De entre el millón de formas de anunciar el adelanto a julio del congreso del PP, Alberto Núñez Feijóo optó por un chiste chabacano: “Pasamos del cónclave del Papa al cónclave del PP”, soltó, creyendo exhibir un ingenio que, como viene demostrando hasta ahora, no es que le sobre precisamente. Ni él ni el ejército de estrategas de pitiminí que le dan coba cayeron en la cuenta de que la gracieta, además de provocar vergüenza ajena, era una invitación (casi una provocación) para replicar con el dicho clásico: “en el cónclave, el que entra Papa sale cardenal”.
Desde luego, motivos para tentarse la ropa no le faltan al líder nominal de una formación que ha demostrado hace bien poco –con su propia entronización, de hecho– que está repleta de Judas a los que les cuesta tres parpadeos traicionar a su mesías y pasarse con armas y bagajes al siguiente mandarín. O mandarina, en femenino, si nos atenemos a la profecía más factible, que apunta a Isabel Díaz Ayuso como la que de verdad tiene mando en la plaza genovesa. Es verdad que, esta vez, la emperatriz de Sol fue la primerísima en salir a celebrar la convocatoria del sínodo popular y a bendecir a su teórico superior en el organigrama, presentándolo como “el cambio imprescindible para España”. Pero, con sus precedentes, sus artes y las de su desacomplejado jefe de gabinete, cualquiera se fía.

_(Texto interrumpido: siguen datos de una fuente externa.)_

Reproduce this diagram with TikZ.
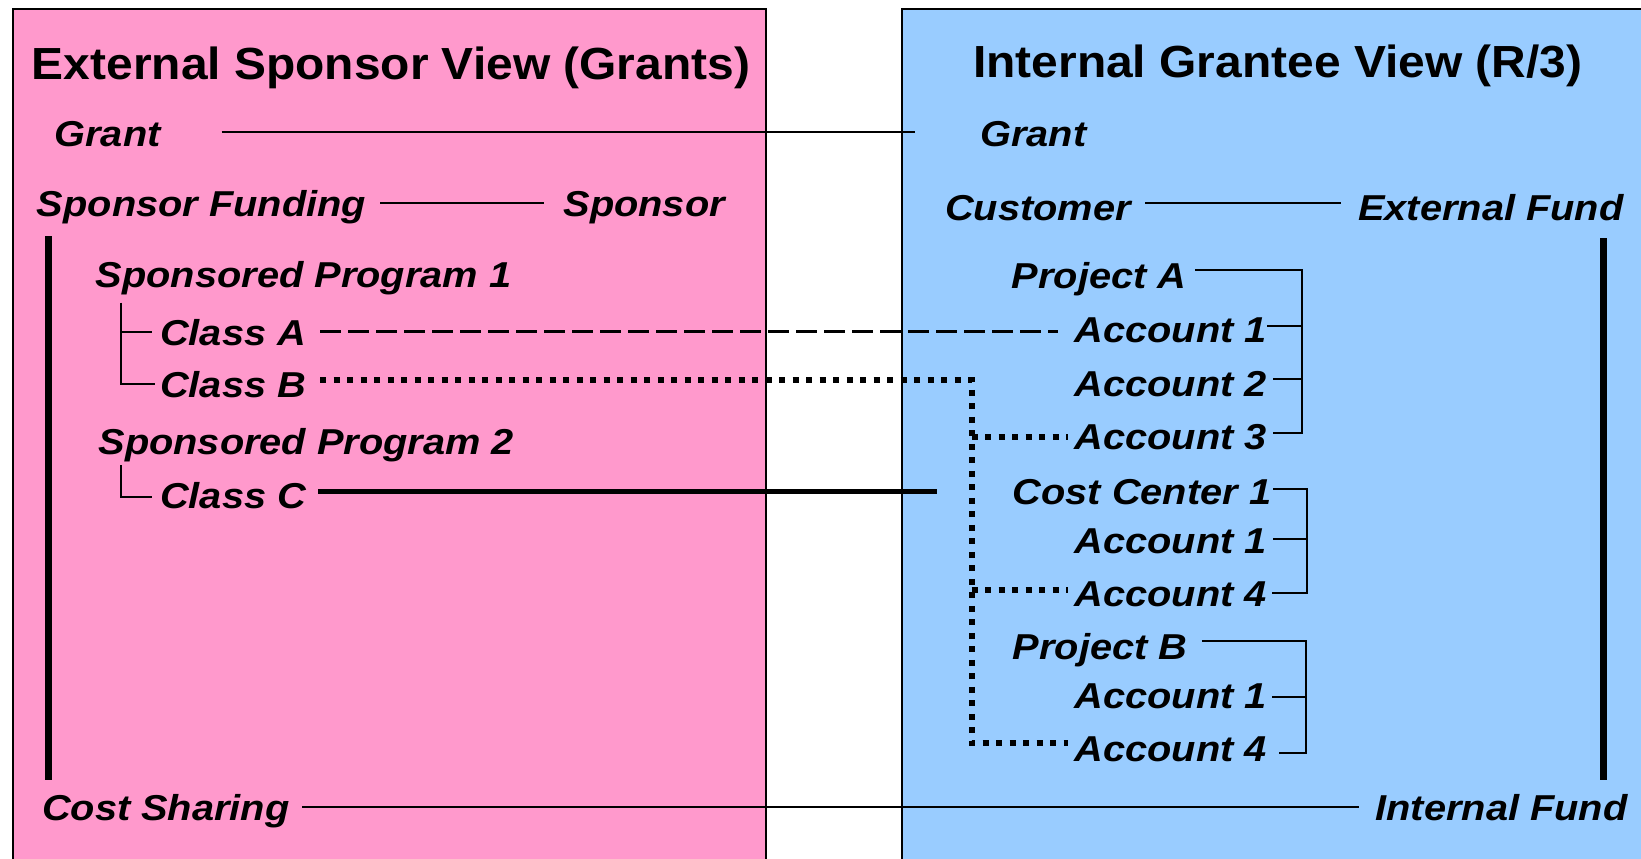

Por lo demás, hay que añadir que los congresos los carga el diablo. Hay sobradas muestras de aparentes balsas de aceite que han acabado en tempestad. Nadie garantiza, en el caso que nos ocupa, que las inofensivas ponencias de autoafirmación no acaben en querellas entre los tildados de blanditos, como Juanma Moreno, y los ultramontanos sin freno, como la mentada Ayuso. Si, además, como se ha anticipado, también va a haber movimientos de sillas en la cúpula, el riesgo de colisión se eleva un puñado de octanos. Si hay una fuerza destructiva en la política, es el fulanismo. Vayamos encargando palomitas.